Kant spricht im „Streit der Fakultäten“ [AA VII, 97 ff.]von der „Macht des Gemüts“, „über seine krankhaften Gefühle durch den bloßen festen Vorsatz Meister zu sein“. Dies klingt vielleicht ein wenig zu gewollt und zu forciert, weil wir in der Praxis ja nur in eingeschränktem Maße die Herren unserer Stimmungen sind. Aber auch dann, wenn wir von einer Stimmungsmodifikation durch anhaltende Übung, Gymnastik und Geisteskultur sprechen, bleibt etwas von dieser „Macht“. Es ist keine Kausalität im Sinne der zweiten. Analogie der Erfahrung [K. r. V., B 232 ff.] Dort geht es um eine empirisch-objektive, naturwissenschaftliche [Prä-]Determination der [objektiven] Zeitfolge von Ereignissen. Zeitlich vorangehende Ereignisse einer gewissen Art determinieren hier [nach einer zu findenden objektiven Regel] den Zeitpunkt irgendwelcher folgenden Ereignisse charakteristischer Art. Wenn der Mensch aber seine D.-V.weisen gedanklich prüft und eventuell modifiziert, dann handelt ist es sich auch um ein subjektives Geschehen, das wir wahrscheinlich nicht völlig ohne Rest in eine Sprache naturalistischer Objektivität übersetzen können.

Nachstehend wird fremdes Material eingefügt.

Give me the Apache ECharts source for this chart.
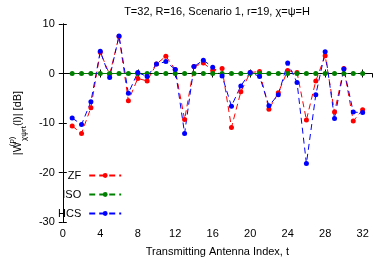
<!DOCTYPE html>
<html><head><meta charset="utf-8">
<script src="https://cdn.jsdelivr.net/npm/echarts@6/dist/echarts.min.js"></script>
<style>html,body{margin:0;padding:0;background:#fff}#c{width:374px;height:263px}</style>
</head><body><div id="c"></div>
<script>
var antennaIndex = [1,2,3,4,5,6,7,8,9,10,11,12,13,14,15,16,17,18,19,20,21,22,23,24,25,26,27,28,29,30,31,32];
var zfValues  = [-10.6,-12.1,-6.9,4.3,-0.2,7.5,-5.5,-1.0,-1.5,1.9,3.5,0.8,-9.3,1.4,2.1,0.6,1.0,-10.9,-3.7,0.2,0.4,-7.2,-3.9,0.6,0.2,-9.4,-1.5,3.6,-7.8,1.0,-9.6,-7.3];
var isoValues = [0,0,0,0,0,0,0,0,0,0,0,0,0,0,0,0,0,0,0,0,0,0,0,0,0,0,0,0,0,0,0,0];
var hcsValues = [-9.0,-10.3,-5.7,4.5,-0.8,7.6,-4.0,0.2,-0.6,1.9,2.4,0.8,-12.1,1.4,2.7,1.25,-0.5,-6.6,-2.5,0.2,-0.6,-6.5,-4.3,2.1,-1.8,-18.2,-4.3,4.4,-9.1,0.9,-7.8,-7.9];
var seriesNames = ['ZF','ISO','HCS'];
var seriesColors = ['#ff0000','#008000','#0000ff'];
var xTicks = {min:0, max:33, interval:4};
var yTicks = {min:-30, max:10, interval:10};

function pairs(v){ return antennaIndex.map(function(t,i){return [t,v[i]];}); }
var F = 'Liberation Sans, Arial, sans-serif';
function mk(name, vals, color){
  return {name:name, type:'line', data:pairs(vals), symbol:'circle', symbolSize:5,
    itemStyle:{color:color}, lineStyle:{color:color, width:1, type:[6,4]}, animation:false};
}
var chart = echarts.init(document.getElementById('c'), null, {renderer:'canvas'});
var axisCommon = {axisLine:{show:true,lineStyle:{color:'#000',width:1}}, axisTick:{show:true,inside:true,length:4,lineStyle:{color:'#000'}}, splitLine:{show:false}};
chart.setOption({
  backgroundColor:'#fff',
  animation:false,
  title:{text:'T=32, R=16, Scenario 1, r=19, χ=ψ=H', left:212, top:1, textAlign:'center',
    textStyle:{fontFamily:F, fontSize:11, fontWeight:'normal', color:'#000'}},
  grid:{left:52, right:2, top:24, bottom:41},
  legend:{orient:'vertical', left:53, top:165, align:'right', itemWidth:32, itemHeight:6, itemGap:8,
    textStyle:{fontFamily:F, fontSize:11, color:'#000', padding:[0,3,0,0]}, data:seriesNames},
  xAxis:[Object.assign({type:'value', min:xTicks.min, max:xTicks.max, interval:xTicks.interval, position:'bottom',
    name:'Transmitting Antenna Index, t', nameLocation:'middle', nameGap:24,
    nameTextStyle:{fontFamily:F, fontSize:11, color:'#000'},
    axisLabel:{fontFamily:F, fontSize:11, color:'#000', showMaxLabel:false, margin:6}}, axisCommon),
    Object.assign({type:'value', min:xTicks.min, max:xTicks.max, interval:xTicks.interval, position:'top', axisLabel:{show:false}}, axisCommon)],
  yAxis:[Object.assign({type:'value', min:yTicks.min, max:yTicks.max, interval:yTicks.interval, position:'left',
    name:'|W{sup|(p)}{sub|χψrt}(l)| [dB]', nameLocation:'middle', nameGap:33, nameRotate:90,
    nameTextStyle:{fontFamily:F, fontSize:11, color:'#000', lineHeight:20,
      rich:{sup:{fontFamily:F, fontSize:8, color:'#000', verticalAlign:'top', lineHeight:20, width:1},
            sub:{fontFamily:F, fontSize:8, color:'#000', verticalAlign:'bottom', lineHeight:20}}},
    axisLabel:{fontFamily:F, fontSize:11, color:'#000', margin:8}}, axisCommon),
    Object.assign({type:'value', min:yTicks.min, max:yTicks.max, interval:yTicks.interval, position:'right', axisLabel:{show:false}}, axisCommon)],
  series:[mk(seriesNames[0], zfValues, seriesColors[0]), mk(seriesNames[1], isoValues, seriesColors[1]), mk(seriesNames[2], hcsValues, seriesColors[2])]
});
</script></body></html>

Ich gehe nicht davon aus, dass der Mensch in jedem Augenblick seine D.-V.weisen denkend thematisieren kann oder soll[te], eventuell noch in einer endlosen Kette von höherstufigen Überlegungen. Nur gelegentlich kann er über seine Denkweisen nachdenken, um sich eventuell anderer Optionen bewusst zu werden. Alltagsroutinen, Üblichkeiten und Gewohnheiten gehören unverzichtbar zum menschlichen Leben. Nur gelegentlich muss offen über sie nachgedacht werden. Und auch nicht über alle zugleich.

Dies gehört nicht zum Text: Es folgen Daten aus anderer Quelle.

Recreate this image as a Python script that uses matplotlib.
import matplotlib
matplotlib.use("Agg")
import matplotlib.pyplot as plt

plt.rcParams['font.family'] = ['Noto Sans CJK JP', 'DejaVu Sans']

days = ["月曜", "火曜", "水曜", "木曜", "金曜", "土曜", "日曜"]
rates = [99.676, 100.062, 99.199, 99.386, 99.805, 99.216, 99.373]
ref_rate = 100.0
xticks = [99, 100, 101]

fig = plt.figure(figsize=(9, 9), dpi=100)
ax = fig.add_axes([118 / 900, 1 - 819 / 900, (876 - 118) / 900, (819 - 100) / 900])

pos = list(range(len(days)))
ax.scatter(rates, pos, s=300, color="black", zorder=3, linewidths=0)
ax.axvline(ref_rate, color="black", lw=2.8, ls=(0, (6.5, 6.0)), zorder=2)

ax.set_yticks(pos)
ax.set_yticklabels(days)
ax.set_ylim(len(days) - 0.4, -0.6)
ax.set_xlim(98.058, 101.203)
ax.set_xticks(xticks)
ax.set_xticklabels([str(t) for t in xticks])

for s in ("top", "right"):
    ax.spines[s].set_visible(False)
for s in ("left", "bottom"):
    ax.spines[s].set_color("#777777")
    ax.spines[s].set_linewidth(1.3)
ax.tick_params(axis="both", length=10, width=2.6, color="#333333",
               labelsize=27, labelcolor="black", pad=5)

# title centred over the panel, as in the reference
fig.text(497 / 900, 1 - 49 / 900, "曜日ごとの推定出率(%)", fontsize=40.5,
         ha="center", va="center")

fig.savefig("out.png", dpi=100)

Das Denken wird hier nicht als hirnphysiologisches Ereignis verstanden. Auch nicht als konkretes psychisches Erleben. Es wird aufgefasst als Begriffs- und Wortbedeutungsverknüpfung unter den Gesichtspunkten der Bedeutungs- und Begriffsidentität, der Widerspruchsfreiheit und der Wahrheitsfähigkeit. Derart kann man denselben Gedanken zu verschiedenen Zeiten und an verschiedenen Orten denken. Andere können ebenfalls denselben Gedanken denken, obwohl sie sich an anderen Orten zu anderen Zeiten befinden. - In concreto wird es allerdings Missverständnisse und Sprachverwirrung geben.